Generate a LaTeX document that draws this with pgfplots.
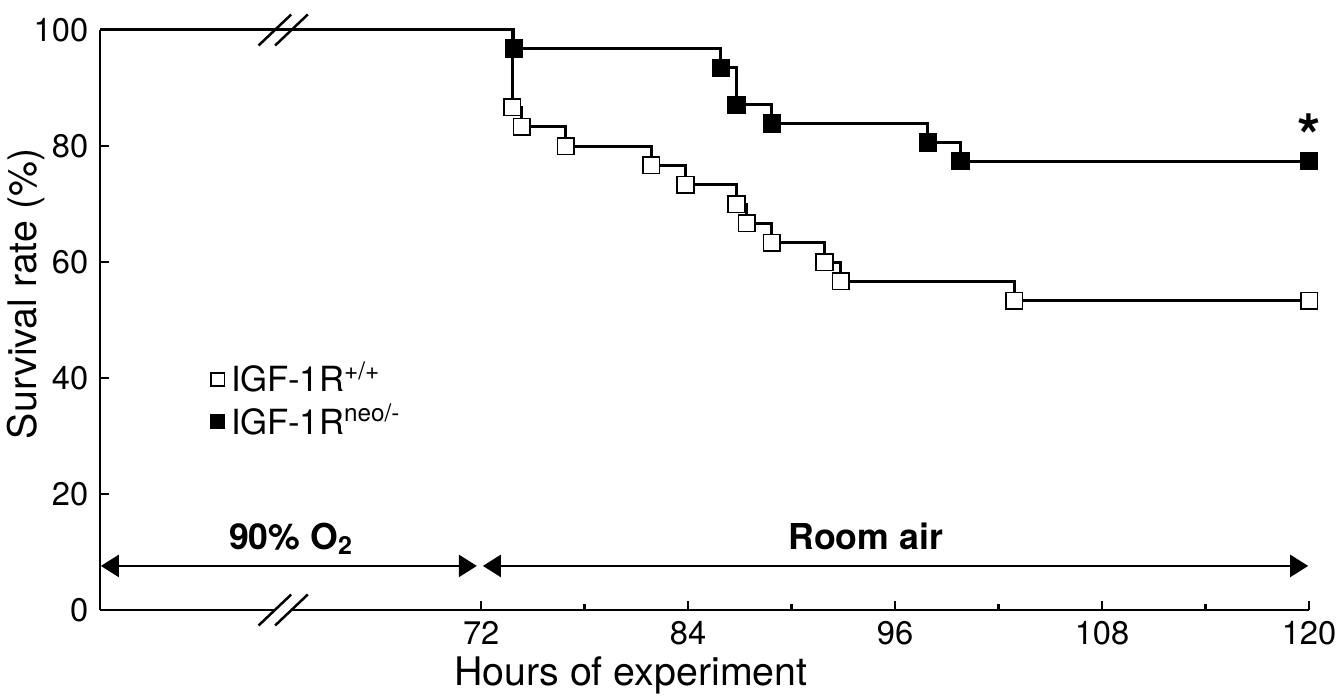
\documentclass[border=0pt]{standalone}
\usepackage{fontspec}
\setmainfont{TeX Gyre Heros}
\usepackage{pgfplots}
\pgfplotsset{compat=1.18}
\usetikzlibrary{arrows.meta}

\begin{document}
\begin{tikzpicture}
\useasboundingbox (-30pt,-25.8pt) rectangle (372.9pt,183pt);
\begin{axis}[
  scale only axis, width=362.7pt, height=174pt,
  xmin=49.9, xmax=120, ymin=0, ymax=100,
  axis x line=bottom, axis y line=left,
  axis line style={-, line width=0.75pt},
  xtick={72,84,96,108,120}, minor xtick={78,90,102,114},
  ytick={0,20,40,60,80,100},
  tick align=inside, major tick length=2.7pt, minor tick length=1.8pt,
  every tick/.style={black, line width=0.75pt},
  /pgf/number format/assume math mode=true,
  ticklabel style={font=\fontsize{9.8}{11}\selectfont},
  xlabel={Hours of experiment}, ylabel={Survival rate (\%)},
  label style={font=\fontsize{11.8}{13}\selectfont},
  xlabel style={at={(axis description cs:0.439,0)}, anchor=base, yshift=-22.5pt},
  ylabel style={at={(axis description cs:-0.0612,0.545)}, anchor=center},
  clip=false,
  legend style={at={(axis cs:56.3,44.0)}, anchor=north west, draw=none, fill=none,
    inner sep=0pt, row sep=-1.8pt, font=\fontsize{10.4}{12}\selectfont,
    /tikz/every even column/.append style={column sep=2pt}},
  legend cell align=left,
  legend image code/.code={\draw[#1, mark size=2pt] plot coordinates {(0.1cm,0cm)};},
]
% survival curves (lines)
\addplot[const plot, black, line width=0.9pt, forget plot] coordinates {
 (49.9,100) (73.8,86.7) (74.35,83.3) (76.9,80.0) (81.85,76.7) (83.85,73.3)
 (86.8,70.0) (87.4,66.7) (88.85,63.3) (91.9,60.0) (92.85,56.7) (102.9,53.3) (120,53.3)};
\addplot[const plot, black, line width=0.9pt, forget plot] coordinates {
 (49.9,100) (73.9,96.8) (85.9,93.5) (86.8,87.1) (88.85,83.9) (97.9,80.6) (99.8,77.4) (120,77.4)};
% markers
\addplot[only marks, mark=square*, mark size=2.5pt, mark options={fill=white, draw=black, line width=0.5pt}] coordinates {
 (73.8,86.7) (74.35,83.3) (76.9,80.0) (81.85,76.7) (83.85,73.3)
 (86.8,70.0) (87.4,66.7) (88.85,63.3) (91.9,60.0) (92.85,56.7) (102.9,53.3) (120,53.3)};
\addlegendentry{IGF-1R\textsuperscript{+/+}}
\addplot[only marks, mark=square*, mark size=2.5pt, mark options={fill=black, draw=black, line width=0.5pt}] coordinates {
 (73.9,96.8) (85.9,93.5) (86.8,87.1) (88.85,83.9) (97.9,80.6) (99.8,77.4) (120,77.4)};
\addlegendentry{IGF-1R\textsuperscript{neo/-}}

% axis break marks
\draw[white, line width=0.8pt] (axis cs:60.1,0) -- (axis cs:60.95,0);
\draw[black, line width=0.75pt] (axis cs:60.04,100) ++(-4.9pt,-4.65pt) -- ++(9.8pt,9.3pt);
\draw[black, line width=0.75pt] (axis cs:61.0,100) ++(-4.9pt,-4.65pt) -- ++(9.8pt,9.3pt);
\draw[black, line width=0.75pt] (axis cs:60.04,0) ++(-4.9pt,-4.65pt) -- ++(9.8pt,9.3pt);
\draw[black, line width=0.75pt] (axis cs:61.0,0) ++(-4.9pt,-4.65pt) -- ++(9.8pt,9.3pt);
% period arrows
\draw[line width=0.75pt, {Triangle[length=5.4pt,width=6.6pt]}-{Triangle[length=5.4pt,width=6.6pt]}]
  (axis cs:49.95,7.6) -- (axis cs:71.75,7.6);
\draw[line width=0.75pt, {Triangle[length=5.4pt,width=6.6pt]}-{Triangle[length=5.4pt,width=6.6pt]}]
  (axis cs:72.1,7.6) -- (axis cs:119.95,7.6);
\node[anchor=base, font=\bfseries\fontsize{10.7}{12}\selectfont] at (axis cs:61,10.5) {90\% O\textsubscript{2}};
\node[anchor=base, font=\bfseries\fontsize{10.7}{12}\selectfont] at (axis cs:94.3,10.5) {Room air};
\node[anchor=base, font=\bfseries\fontsize{18}{20}\selectfont] at (axis cs:120,78.1) {*};
\end{axis}
\end{tikzpicture}
\end{document}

# # #

Short problem – In your copy, leave out the pictures and reproduce the material above exactly.

Answer to this exercise –
Generate a LaTeX document that draws this with pgfplots.
\documentclass[border=0pt]{standalone}
\usepackage{fontspec}
\setmainfont{TeX Gyre Heros}
\usepackage{pgfplots}
\pgfplotsset{compat=1.18}
\usetikzlibrary{arrows.meta}

\begin{document}
\begin{tikzpicture}
\useasboundingbox (-30pt,-25.8pt) rectangle (372.9pt,183pt);
\begin{axis}[
  scale only axis, width=362.7pt, height=174pt,
  xmin=49.9, xmax=120, ymin=0, ymax=100,
  axis x line=bottom, axis y line=left,
  axis line style={-, line width=0.75pt},
  xtick={72,84,96,108,120}, minor xtick={78,90,102,114},
  ytick={0,20,40,60,80,100},
  tick align=inside, major tick length=2.7pt, minor tick length=1.8pt,
  every tick/.style={black, line width=0.75pt},
  /pgf/number format/assume math mode=true,
  ticklabel style={font=\fontsize{9.8}{11}\selectfont},
  xlabel={Hours of experiment}, ylabel={Survival rate (\%)},
  label style={font=\fontsize{11.8}{13}\selectfont},
  xlabel style={at={(axis description cs:0.439,0)}, anchor=base, yshift=-22.5pt},
  ylabel style={at={(axis description cs:-0.0612,0.545)}, anchor=center},
  clip=false,
  legend style={at={(axis cs:56.3,44.0)}, anchor=north west, draw=none, fill=none,
    inner sep=0pt, row sep=-1.8pt, font=\fontsize{10.4}{12}\selectfont,
    /tikz/every even column/.append style={column sep=2pt}},
  legend cell align=left,
  legend image code/.code={\draw[#1, mark size=2pt] plot coordinates {(0.1cm,0cm)};},
]
% survival curves (lines)
\addplot[const plot, black, line width=0.9pt, forget plot] coordinates {
 (49.9,100) (73.8,86.7) (74.35,83.3) (76.9,80.0) (81.85,76.7) (83.85,73.3)
 (86.8,70.0) (87.4,66.7) (88.85,63.3) (91.9,60.0) (92.85,56.7) (102.9,53.3) (120,53.3)};
\addplot[const plot, black, line width=0.9pt, forget plot] coordinates {
 (49.9,100) (73.9,96.8) (85.9,93.5) (86.8,87.1) (88.85,83.9) (97.9,80.6) (99.8,77.4) (120,77.4)};
% markers
\addplot[only marks, mark=square*, mark size=2.5pt, mark options={fill=white, draw=black, line width=0.5pt}] coordinates {
 (73.8,86.7) (74.35,83.3) (76.9,80.0) (81.85,76.7) (83.85,73.3)
 (86.8,70.0) (87.4,66.7) (88.85,63.3) (91.9,60.0) (92.85,56.7) (102.9,53.3) (120,53.3)};
\addlegendentry{IGF-1R\textsuperscript{+/+}}
\addplot[only marks, mark=square*, mark size=2.5pt, mark options={fill=black, draw=black, line width=0.5pt}] coordinates {
 (73.9,96.8) (85.9,93.5) (86.8,87.1) (88.85,83.9) (97.9,80.6) (99.8,77.4) (120,77.4)};
\addlegendentry{IGF-1R\textsuperscript{neo/-}}

% axis break marks
\draw[white, line width=0.8pt] (axis cs:60.1,0) -- (axis cs:60.95,0);
\draw[black, line width=0.75pt] (axis cs:60.04,100) ++(-4.9pt,-4.65pt) -- ++(9.8pt,9.3pt);
\draw[black, line width=0.75pt] (axis cs:61.0,100) ++(-4.9pt,-4.65pt) -- ++(9.8pt,9.3pt);
\draw[black, line width=0.75pt] (axis cs:60.04,0) ++(-4.9pt,-4.65pt) -- ++(9.8pt,9.3pt);
\draw[black, line width=0.75pt] (axis cs:61.0,0) ++(-4.9pt,-4.65pt) -- ++(9.8pt,9.3pt);
% period arrows
\draw[line width=0.75pt, {Triangle[length=5.4pt,width=6.6pt]}-{Triangle[length=5.4pt,width=6.6pt]}]
  (axis cs:49.95,7.6) -- (axis cs:71.75,7.6);
\draw[line width=0.75pt, {Triangle[length=5.4pt,width=6.6pt]}-{Triangle[length=5.4pt,width=6.6pt]}]
  (axis cs:72.1,7.6) -- (axis cs:119.95,7.6);
\node[anchor=base, font=\bfseries\fontsize{10.7}{12}\selectfont] at (axis cs:61,10.5) {90\% O\textsubscript{2}};
\node[anchor=base, font=\bfseries\fontsize{10.7}{12}\selectfont] at (axis cs:94.3,10.5) {Room air};
\node[anchor=base, font=\bfseries\fontsize{18}{20}\selectfont] at (axis cs:120,78.1) {*};
\end{axis}
\end{tikzpicture}
\end{document}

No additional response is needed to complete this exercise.